Good heavens, folks, does anybody in this country own a hardcover dictionary anymore? All bolding mine:
Main Entry: 2warrant
Function: transitive verb
Etymology: Middle English, from Old North French warantir, from warant Date: 14th century
1 a : to declare or maintain with certainty : be sure that <I’ll warrant he’ll be here by noon> b : to assure (a person) of the truth of what is said
2 a : to guarantee to a person good title to and undisturbed possession of (as an estate) b : to provide a guarantee of the security of (as title to property sold) usually by an express covenant in the deed of conveyance c : to guarantee to be as represented
d : to guarantee (as goods sold) especially in respect of the quality or quantity specified
3 : to guarantee security or immunity to : SECURE <I’ll warrant him from drowning – Shakespeare>
4 : to give warrant or sanction to : AUTHORIZE <the law warrants this procedure>
5 a : to give proof of the authenticity or truth of b : to give assurance of the nature of or for the undertaking of : GUARANTEE
6 : to serve as or give adequate ground or reason for <promising enough to warrant further consideration>
I was suprised to see that this is actually a correct usage. Warranted has a definition in the OED as a synonym for guaranteed (listed as a modern usage). Warrant as a verb meaning guarantee is listed in both the OED and Websters, so warranted as past tense and an adjective is acceptable.
I have heard a word that’s pronounced “warranteed” used in a sentence to mean “guaranteed”. “This product is warranteed for one year.” I don’t recall ever seeing it in print, so I don’t know how it would be spelled; it’s just in conversation with a salesman or on TV. Obviously they’re using the noun “warranty” as a verb, the same way people use the noun “impact” as a verb. “How the tax referendum has impacted our community.”
I think we’re just looking at an instance of the marvelous flexibility of the English language.
To say that something is “warranted” usually does mean “justified”, but it depends on the context, whether it’s a floorwalker at Best Buy or a pundit on his soapbox talking about the use of unreasonable force by Our Nation’s Police.

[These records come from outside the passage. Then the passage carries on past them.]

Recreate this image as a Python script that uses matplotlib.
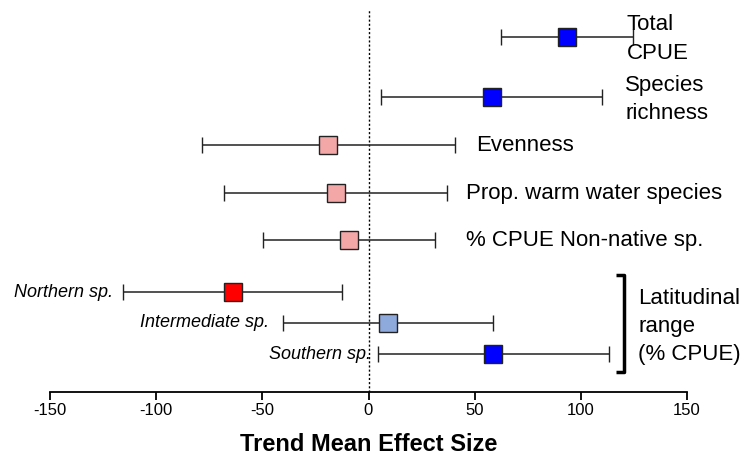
import matplotlib.pyplot as plt

plt.rcParams['font.family'] = ['Liberation Sans', 'DejaVu Sans']
plt.rcParams['axes.unicode_minus'] = False

# effect sizes with lower / upper interval ends
names = ['Total CPUE', 'Species richness', 'Evenness', 'Prop. warm water species',
         '% CPUE Non-native sp.', 'Northern sp.', 'Intermediate sp.', 'Southern sp.']
means = [93.4, 58.0, -19.2, -15.4, -9.3, -63.7, 9.2, 58.5]
lower = [62.5, 6.0, -78.3, -68.0, -49.5, -115.4, -40.2, 4.5]
upper = [124.5, 110.0, 40.9, 37.0, 31.2, -12.5, 58.7, 113.5]
ypos = [7.40, 6.15, 5.15, 4.15, 3.17, 2.08, 1.44, 0.79]
colors = ['#0000FF', '#0000FF', '#F4A7A7', '#F4A7A7', '#F4A7A7', '#FF0000', '#8EA9DB', '#0000FF']

fig = plt.figure(figsize=(7.44, 4.57), dpi=100)
ax = fig.add_axes([50 / 744, 65 / 457, 637 / 744, 382 / 457])

ax.axvline(0, color='black', linestyle=(0, (1.5, 1.5)), linewidth=1, zorder=1)

for m, lo, hi, y, c in zip(means, lower, upper, ypos, colors):
    ax.errorbar(m, y, xerr=[[m - lo], [hi - m]], fmt='s', color='#222222', ecolor='#222222',
                elinewidth=1.1, capsize=6, capthick=1.1, markersize=12.5,
                markerfacecolor=c, markeredgecolor='#222222', markeredgewidth=1, zorder=3)

# right hand labels
ax.text(121.5, 7.35, 'Total\nCPUE', fontsize=16, va='center', ha='left', linespacing=1.5)
ax.text(121.0, 6.10, 'Species\nrichness', fontsize=16, va='center', ha='left', linespacing=1.45)
ax.text(50.5, 5.13, 'Evenness', fontsize=16, va='center', ha='left')
ax.text(46.0, 4.13, 'Prop. warm water species', fontsize=16, va='center', ha='left')
ax.text(46.0, 3.15, '% CPUE Non-native sp.', fontsize=16, va='center', ha='left')

# left hand italic labels
ax.text(-120.5, 2.08, 'Northern sp.', fontsize=13, style='italic', va='center', ha='right')
ax.text(-47.0, 1.44, 'Intermediate sp.', fontsize=13, style='italic', va='center', ha='right')
ax.text(1.0, 0.79, 'Southern sp.', fontsize=13, style='italic', va='center', ha='right')

# bracket for latitudinal group
ax.plot([116.5, 120.3, 120.3, 116.5], [2.43, 2.43, 0.42, 0.42], color='black',
        linewidth=2.5, solid_capstyle='butt', clip_on=False)
ax.text(127.0, 1.37, 'Latitudinal\nrange\n(% CPUE)', fontsize=16, va='center', ha='left',
        linespacing=1.45)

ax.set_xlim(-150, 150)
ax.set_ylim(0, 7.96)
ax.set_xticks([-150, -100, -50, 0, 50, 100, 150])
ax.set_yticks([])
for s in ['top', 'right', 'left']:
    ax.spines[s].set_visible(False)
ax.spines['bottom'].set_linewidth(1.3)
ax.tick_params(axis='x', labelsize=12, length=6, width=1.3, pad=2)
ax.set_xlabel('Trend Mean Effect Size', fontsize=17, fontweight='bold', labelpad=11)

plt.savefig('out.png', dpi=100)
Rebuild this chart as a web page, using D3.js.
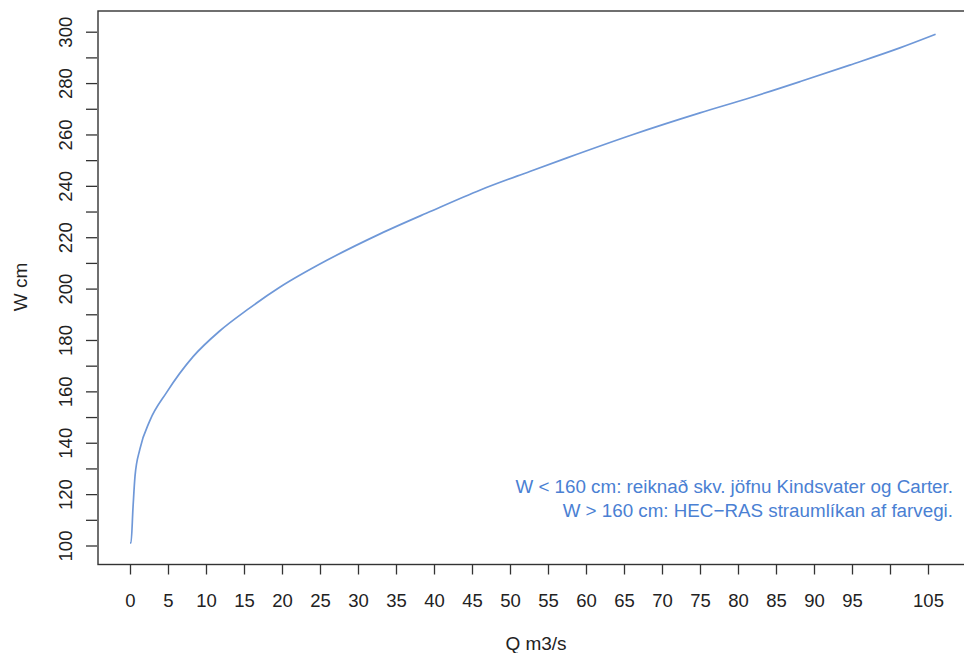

I think you’re right, DDG, about seeing our language in transition. However, I think warranteed and warranted are two different words. Warranted, pronounced with a short “e”, is an established word based on the verb warrant. (I tried to copy the pronunciation from the OED, but I couldn’t get the phonetic characters to work). Warranteed, pronounced with a long “e”, is based, as you point out, on using warranty as a verb. This is a newer usage that hasn’t made it into the dictionaries yet.